A delisting provision prohibiting legal challenges of wolf delisting in Wyoming, Minnesota, Wisconsin and Michigan is bundled with Barrasso’s Hunting Heritage and Environmental Legacy Preservation for Wildlife Act, dubbed the HELP Act. The legislation passed committee 14-to-7 on July 26, but not before Sen. Tom Carper, D-Del., failed to quash what some call an end run around the Endangered Species Act.

“I have a strong interest in preserving the publicly informed, science-driven process that currently exists for making endangered species determinations,” Carper told fellow legislators at a Senate Committee on Environment and Public Works meeting last week. “And I’m not sure that legislatively delisting species is consistent with that interest.”

Carper’s amendment was shot down.

In addition to prohibiting legal challenges, the HELP Act also automatically returns wolf management to the Great Lakes states, where about 3,500 of the large canines roam.

The 300-some wolves in Wyoming have been under state jurisdiction since a U.S. Court of Appeals decided this spring to overturn a 2014 decision that sided with environmental groups.

Barrasso pointed out that his bill has bipartisan support, including that of Sen. Tammy Baldwin, D-Wis., and Sen. Amy Klobuchar, D-Minn.

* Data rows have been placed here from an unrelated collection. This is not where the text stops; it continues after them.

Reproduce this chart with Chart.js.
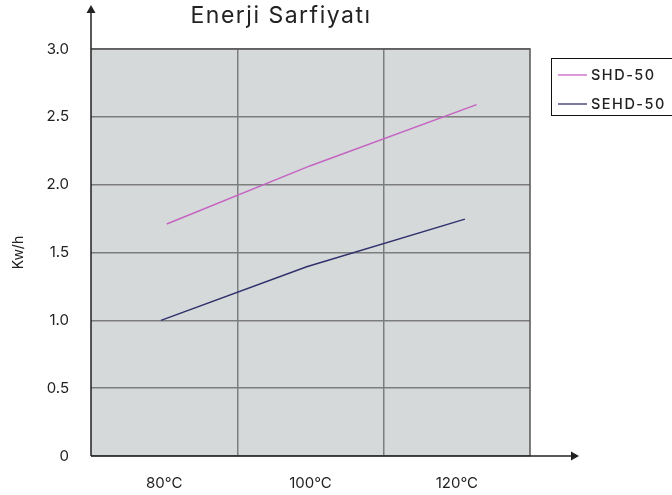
<!DOCTYPE html>
<html>
<head>
<meta charset="utf-8">
<script src="https://cdn.jsdelivr.net/npm/chart.js@4.4.1/dist/chart.umd.min.js"></script>
<style>
html,body{margin:0;padding:0;background:#fff;}
#wrap{width:672px;height:495px;position:relative;}
</style>
</head>
<body>
<div id="wrap"><canvas id="c" width="672" height="495"></canvas></div>
<script>
const chartTitle = "Enerji Sarfiyatı";
const yTitle = "Kw/h";
const seriesNames = ["SHD-50", "SEHD-50"];
const tempTicks = [80, 100, 120];
const tempLabels = ["80°C", "100°C", "120°C"];
const yTickValues = [0, 0.5, 1.0, 1.5, 2.0, 2.5, 3.0];
const shdX = [80.35, 100.0, 122.7];
const shdY = [1.71, 2.14, 2.59];
const sehdX = [79.57, 99.48, 121.1];
const sehdY = [1.0, 1.395, 1.746];

const FONT = "Inter, 'Open Sans', sans-serif";
const colors = ["#c464c2", "#30306c"];

const toPts = (xs, ys) => xs.map((x, i) => ({x: x, y: ys[i]}));

const bgPlugin = {
  id: 'bg',
  beforeDraw(chart) {
    const {ctx, chartArea: a} = chart;
    ctx.save();
    ctx.fillStyle = '#d6d9da';
    ctx.fillRect(a.left, a.top, a.right - a.left, a.bottom - a.top);
    ctx.restore();
  },
  afterDatasetsDraw(chart) {
    const {ctx, chartArea: a} = chart;
    ctx.save();
    ctx.strokeStyle = '#555';
    ctx.lineWidth = 1.5;
    ctx.beginPath();
    ctx.moveTo(a.left, a.top);
    ctx.lineTo(a.right, a.top);
    ctx.lineTo(a.right, a.bottom);
    ctx.stroke();
    ctx.strokeStyle = '#222';
    ctx.fillStyle = '#222';
    ctx.lineWidth = 1.5;
    ctx.beginPath();
    ctx.moveTo(a.left, a.bottom);
    ctx.lineTo(a.left, 10);
    ctx.moveTo(a.left, a.bottom);
    ctx.lineTo(574, a.bottom);
    ctx.stroke();
    ctx.beginPath();
    ctx.moveTo(a.left, 5);
    ctx.lineTo(a.left - 4.5, 13);
    ctx.lineTo(a.left + 4.5, 13);
    ctx.closePath();
    ctx.fill();
    ctx.beginPath();
    ctx.moveTo(579, a.bottom);
    ctx.lineTo(571, a.bottom - 4.5);
    ctx.lineTo(571, a.bottom + 4.5);
    ctx.closePath();
    ctx.fill();
    ctx.fillStyle = '#222';
    ctx.font = "400 23px " + FONT;
    try { ctx.letterSpacing = '1.5px'; } catch(e) {}
    ctx.textAlign = 'center';
    ctx.textBaseline = 'alphabetic';
    ctx.fillText(chartTitle, 281, 23);
    try { ctx.letterSpacing = '1.5px'; } catch(e) {}
    ctx.strokeStyle = '#111';
    ctx.lineWidth = 1;
    ctx.strokeRect(551.5, 58.5, 130, 57);
    ctx.font = "500 14.5px " + FONT;
    ctx.textAlign = 'left';
    ctx.textBaseline = 'middle';
    const ys = [75, 104];
    chart.data.datasets.forEach((ds, i) => {
      ctx.strokeStyle = ds.borderColor;
      ctx.lineWidth = 1.3;
      ctx.beginPath();
      ctx.moveTo(558, ys[i]);
      ctx.lineTo(587, ys[i]);
      ctx.stroke();
      ctx.fillStyle = '#222';
      ctx.fillText(ds.label, 591, ys[i] + 1);
    });
    ctx.restore();
  }
};

new Chart(document.getElementById('c'), {
  type: 'line',
  data: {
    datasets: [
      {label: seriesNames[0], data: toPts(shdX, shdY), borderColor: colors[0], borderWidth: 1.5, pointRadius: 0, tension: 0, fill: false},
      {label: seriesNames[1], data: toPts(sehdX, sehdY), borderColor: colors[1], borderWidth: 1.5, pointRadius: 0, tension: 0, fill: false}
    ]
  },
  options: {
    responsive: false,
    animation: false,
    devicePixelRatio: 1,
    layout: {padding: {top: 49, right: 142, left: 0, bottom: 0}},
    plugins: {legend: {display: false}, title: {display: false}, tooltip: {enabled: false}},
    scales: {
      x: {
        type: 'linear', min: 70, max: 130,
        afterFit(s) { s.height = 39; },
        afterBuildTicks(s) { s.ticks = [70, 80, 90, 100, 110, 120, 130].map(v => ({value: v})); },
        border: {display: false},
        grid: {
          drawTicks: false,
          lineWidth: 1.5,
          color: ctx => (ctx.tick && (ctx.tick.value === 90 || ctx.tick.value === 110)) ? '#7d7d7d' : 'rgba(0,0,0,0)'
        },
        ticks: {
          autoSkip: false, maxRotation: 0, padding: 18, color: '#222',
          font: {family: FONT, size: 15},
          callback: v => { const i = tempTicks.indexOf(v); return i >= 0 ? tempLabels[i] : ''; }
        }
      },
      y: {
        min: 0, max: 3,
        afterFit(s) { s.width = 91; },
        afterBuildTicks(s) { s.ticks = yTickValues.map(v => ({value: v})); },
        border: {display: false},
        grid: {drawTicks: false, lineWidth: 1.5, color: '#7d7d7d'},
        ticks: {
          padding: 22, color: '#222',
          font: {family: FONT, size: 15},
          callback: v => v === 0 ? '0' : v.toFixed(1)
        },
        title: {display: true, text: yTitle, color: '#222', font: {family: FONT, size: 14}, padding: {top: 10, bottom: 0}}
      }
    }
  },
  plugins: [bgPlugin]
});
</script>
</body>
</html>
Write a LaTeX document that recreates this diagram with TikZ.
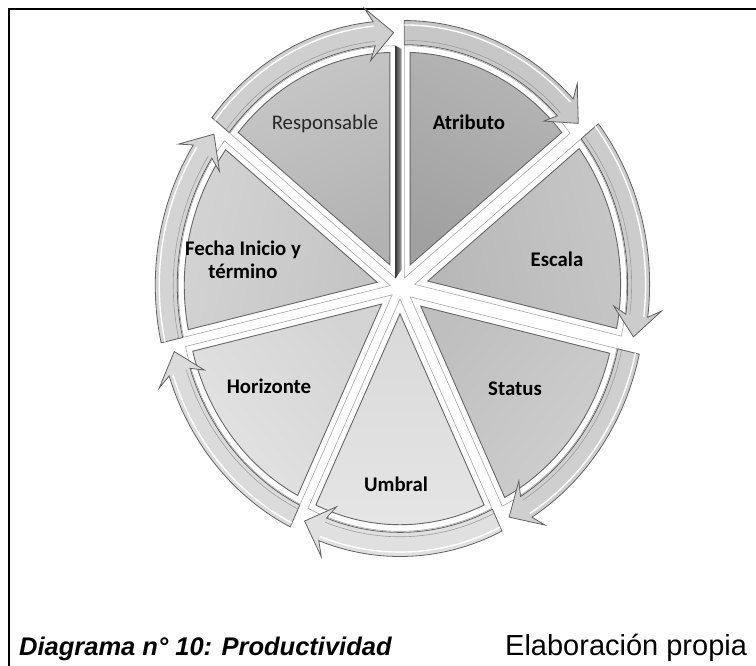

“The Obama administration’s Fish and Wildlife Service delisted the gray wolf in Wyoming and the western Great Lakes only to be dragged through seemingly never ending court processes,” Barrasso said. “These sections [of the bill] put those species’ management back where they always belonged, in the hands of the state.”

The provisions, Barrasso pointed out, do not prohibit Fish and Wildlife from promulgating future rules listing the gray wolf as threatened or endangered.